Sugar prices face 'more volatility' - especially if El Nino strikes


Sucres and Denrees warned of "more volatility" ahead for sugar prices, as it forecast a return to global production surplus next season – provided the world is spared a significant El Nino weather pattern.

Sucres and Denrees, better known as Sucden, forecast a rise of 9.7m tonnes to 132.9m tonnes in world sugar output in 2017-18, led by a recovery in Indian production from this season's drought-affected levels, and a surge in European Union volumes, thanks to the elimination of quotas.

The rise in world output would far exceed the rise in consumption, at a little over 3m tonnes, to drive the world back into an output surplus, of some 2m tonnes, for the first time in three years.

'More uncertainty'

However, rather than signalling calmer markets ahead, Sucden said that the "potential switch from deficit to surplus primarily means more uncertainty on the outlook and more volatility".

This prospect was especially true given the "small" nature of next season's expected surplus, "in absolute terms as well as when compared to the cumulated deficit of the two previous years", which the group pegged at 10m tonnes.

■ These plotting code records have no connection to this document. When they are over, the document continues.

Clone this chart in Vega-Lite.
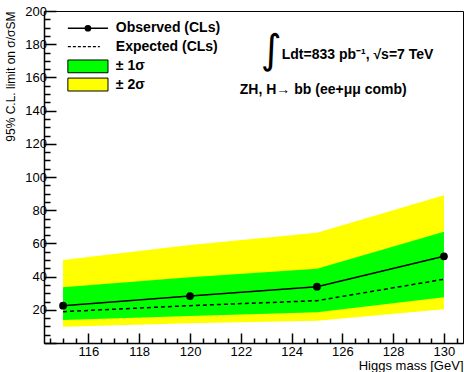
{
  "$schema": "https://vega.github.io/schema/vega-lite/v6.json",
  "width": 419,
  "height": 332,
  "autosize": "none",
  "padding": {"left": 44, "top": 11, "right": 1, "bottom": 29},
  "background": "white",
  "config": {
    "view": {"stroke": "black", "strokeWidth": 1},
    "font": "Liberation Sans",
    "axis": {"grid": false, "domainColor": "black", "domainWidth": 1.5, "tickColor": "black", "tickWidth": 1.5, "labelColor": "black", "titleColor": "black", "labelFont": "Liberation Sans", "titleFont": "Liberation Sans", "labelFontSize": 13, "titleFontWeight": "normal"}
  },
  "datasets": {
    "limits": [
      {"mass": 115, "obs": 22.5, "exp": 18.9, "g_lo": 13.9, "g_hi": 33.6, "y_lo": 9.8, "y_hi": 50.0},
      {"mass": 120, "obs": 28.3, "exp": 22.5, "g_lo": 16.3, "g_hi": 39.6, "y_lo": 11.9, "y_hi": 59.0},
      {"mass": 125, "obs": 33.9, "exp": 25.5, "g_lo": 18.5, "g_hi": 44.8, "y_lo": 13.4, "y_hi": 66.4},
      {"mass": 130, "obs": 52.2, "exp": 38.4, "g_lo": 27.5, "g_hi": 67.0, "y_lo": 20.3, "y_hi": 89.0}
    ]
  },
  "layer": [
    {
      "data": {"name": "limits"},
      "mark": {"type": "area", "color": "#ffff00", "opacity": 1},
      "encoding": {
        "x": {"field": "mass", "type": "quantitative",
          "scale": {"domain": [114.25, 130.75], "nice": false, "zero": false},
          "axis": {
            "title": "Higgs mass [GeV]", "titleAnchor": "end", "titleFontSize": 13, "titlePadding": -4,
            "tickCount": 200,
            "values": [114.5,115,115.5,116,116.5,117,117.5,118,118.5,119,119.5,120,120.5,121,121.5,122,122.5,123,123.5,124,124.5,125,125.5,126,126.5,127,127.5,128,128.5,129,129.5,130,130.5],
            "labelExpr": "datum.value % 2 === 0 ? format(datum.value, 'd') : ''",
            "tickSize": {"condition": {"test": "datum.value % 2 === 0", "value": -10}, "value": -5},
            "labelPadding": 12, "labelFlush": false, "labelOverlap": false
          }},
        "y": {"field": "y_lo", "type": "quantitative",
          "scale": {"domain": [0, 200], "nice": false},
          "axis": {
            "title": "95% C.L. limit on σ/σSM", "titleAnchor": "end", "titleFontSize": 12, "titlePadding": 7,
            "tickCount": 200, "format": "d",
            "values": [0,5,10,15,20,25,30,35,40,45,50,55,60,65,70,75,80,85,90,95,100,105,110,115,120,125,130,135,140,145,150,155,160,165,170,175,180,185,190,195,200],
            "labelExpr": "datum.value % 20 === 0 && datum.value > 0 ? datum.label : ''",
            "tickSize": {"condition": {"test": "datum.value % 20 === 0", "value": -12}, "value": -6},
            "labelPadding": 9.5, "labelFlush": false, "labelOverlap": false
          }},
        "y2": {"field": "y_hi"}
      }
    },
    {
      "data": {"name": "limits"},
      "mark": {"type": "area", "color": "#00ff00", "opacity": 1},
      "encoding": {
        "x": {"field": "mass", "type": "quantitative"},
        "y": {"field": "g_lo", "type": "quantitative"},
        "y2": {"field": "g_hi"}
      }
    },
    {
      "data": {"name": "limits"},
      "mark": {"type": "line", "color": "black", "strokeWidth": 1.5, "strokeDash": [4, 3]},
      "encoding": {
        "x": {"field": "mass", "type": "quantitative"},
        "y": {"field": "exp", "type": "quantitative"}
      }
    },
    {
      "data": {"name": "limits"},
      "mark": {"type": "line", "color": "black", "strokeWidth": 1.5},
      "encoding": {
        "x": {"field": "mass", "type": "quantitative"},
        "y": {"field": "obs", "type": "quantitative"}
      }
    },
    {
      "data": {"name": "limits"},
      "mark": {"type": "point", "filled": true, "color": "black", "size": 60, "opacity": 1},
      "encoding": {
        "x": {"field": "mass", "type": "quantitative"},
        "y": {"field": "obs", "type": "quantitative"}
      }
    },
    {
      "data": {"values": [{"x1": 115.19, "x2": 116.77, "y1": 159.6, "y2": 151.8}]},
      "mark": {"type": "rect", "color": "#ffff00", "stroke": "black", "strokeWidth": 1},
      "encoding": {
        "x": {"field": "x1", "type": "quantitative"}, "x2": {"field": "x2"},
        "y": {"field": "y1", "type": "quantitative"}, "y2": {"field": "y2"}
      }
    },
    {
      "data": {"values": [{"x1": 115.19, "x2": 116.77, "y1": 170.5, "y2": 162.8}]},
      "mark": {"type": "rect", "color": "#00ff00", "stroke": "black", "strokeWidth": 1},
      "encoding": {
        "x": {"field": "x1", "type": "quantitative"}, "x2": {"field": "x2"},
        "y": {"field": "y1", "type": "quantitative"}, "y2": {"field": "y2"}
      }
    },
    {
      "data": {"values": [{"x": 115.19, "y": 189.6}, {"x": 116.77, "y": 189.6}]},
      "mark": {"type": "line", "color": "black", "strokeWidth": 1.5},
      "encoding": {
        "x": {"field": "x", "type": "quantitative"},
        "y": {"field": "y", "type": "quantitative"}
      }
    },
    {
      "data": {"values": [{"x": 115.19, "y": 178.5}, {"x": 116.45, "y": 178.5}]},
      "mark": {"type": "line", "color": "black", "strokeWidth": 1.2, "strokeDash": [3, 2]},
      "encoding": {
        "x": {"field": "x", "type": "quantitative"},
        "y": {"field": "y", "type": "quantitative"}
      }
    },
    {
      "data": {"values": [{"x": 115.98, "y": 189.6}]},
      "mark": {"type": "point", "filled": true, "color": "black", "size": 45, "opacity": 1},
      "encoding": {
        "x": {"field": "x", "type": "quantitative"},
        "y": {"field": "y", "type": "quantitative"}
      }
    },
    {
      "data": {"values": [
        {"x": 117.08, "y": 189.6, "t": "Observed (CLs)"},
        {"x": 117.08, "y": 178.5, "t": "Expected (CLs)"},
        {"x": 117.08, "y": 166.9, "t": "± 1σ"},
        {"x": 117.08, "y": 155.4, "t": "± 2σ"},
        {"x": 123.61, "y": 173.5, "t": "Ldt=833 pb⁻¹,  √s=7 TeV"},
        {"x": 121.96, "y": 152.4, "t": "ZH, H→ bb (ee+μμ comb)"}
      ]},
      "mark": {"type": "text", "align": "left", "baseline": "middle", "font": "Liberation Sans", "fontWeight": "bold", "fontSize": 14, "color": "black"},
      "encoding": {
        "x": {"field": "x", "type": "quantitative"},
        "y": {"field": "y", "type": "quantitative"},
        "text": {"field": "t"}
      }
    },
    {
      "data": {"values": [{"x": 123.2, "y": 176.0, "t": "∫"}]},
      "mark": {"type": "text", "align": "center", "baseline": "middle", "font": "DejaVu Sans", "fontSize": 40, "color": "black"},
      "encoding": {
        "x": {"field": "x", "type": "quantitative"},
        "y": {"field": "y", "type": "quantitative"},
        "text": {"field": "t"}
      }
    }
  ]
}
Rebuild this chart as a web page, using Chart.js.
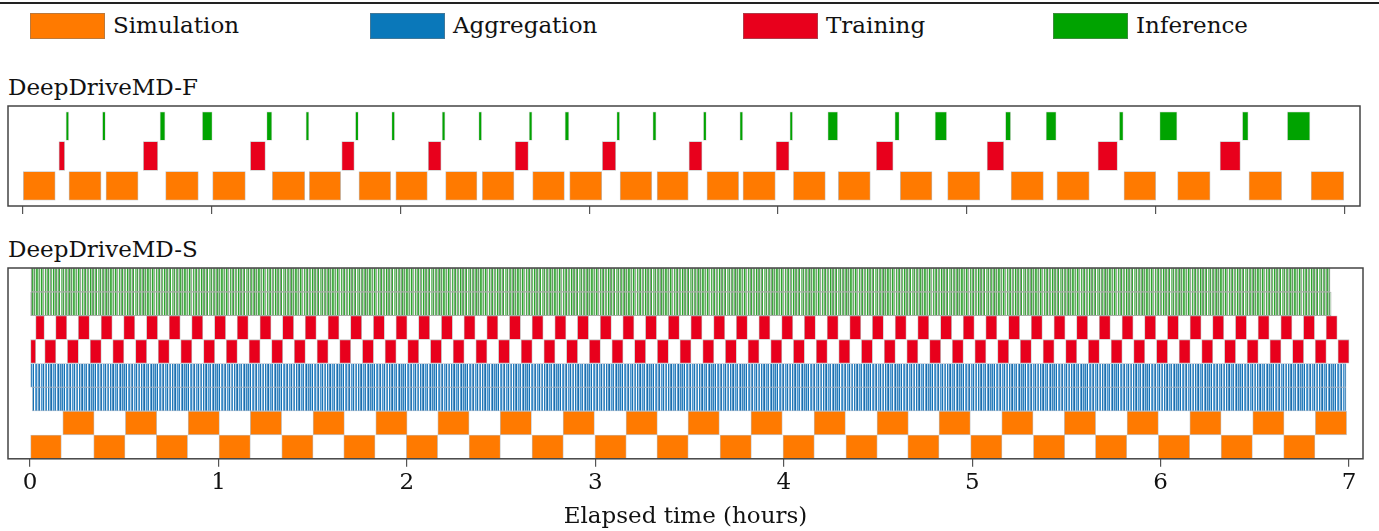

Indeed, "given the downside risks derived from weather uncertainties in particular, it cannot be ruled out that [the surplus] could disappear at some point".

El Nino fears

The group flagged in particular the threat of a reappearance of an El Nino weather pattern, which "would increase risks of a disappointing monsoon in India," the world's second-ranked producing country, "and, more broadly, of disappointing rains in Asia and Australia".

El Ninos are associated with depressed rainfall levels in the likes of South East Asia and India – as well as in eastern Australia, where the country's sugar cane is grown – besides bringing more positive crop-growing conditions for some other areas, such as in the US Midwest.

Sucden's comments come as the Australian Bureau of Meteorology said that there was an "increased chance" of El Niсo occurring this year, with six of the eight prediction models suggesting thresholds may be reached by July.

The bureau said it was maintaining a "watch" status on the weather pattern, "which means the likelihood of El Niсo forming this year is around double the average chance, at 50%".

Indian imports?

Other factors that could set off price volatility near-term include a potential announcement by India's government of duty free import quotas, a move seen more likely now that elections in the key sugar-producing state of Uttar Pradesh have been held, last weekend.

"The government may elaborate an import programme of 1.7m tonnes to restore a suitable level of stocks of two months' consumption by end-September," ", said Emmanuel Jayet, Sucden's head of research, if flagging that such scheme may be phased to limit its effects on local and world markets.

In 2017-18, India was forecast seeing sugar output recover by some 5.2m tonnes to 24.8m tonnes, thanks to the improved water availability for cane crops in many areas.

The EU was also seen poised for a large rise in output next season, of 2.8m tonnes to 18.4m tonnes, following the elimination of beet quotas seen as enough to back exports of 2.5m tonnes, a rise of more than 1m tonnes year on year.

'Warrants caution'

Sugar output in Brazil's key Centre South region next season was pegged at 35.2m tonnes, a drop of 300,000 tonnes year on year, reflecting expectations of a decline in the region's cane output, and a limited ability of mills to raise further their production of the sweetener as opposed to ethanol.

"After two years of low rates of renovation, the average age of cane will be the highest since the dismal 2011-12 season," Mr Jayet said.

"This certainly warrants caution on agricultural yields."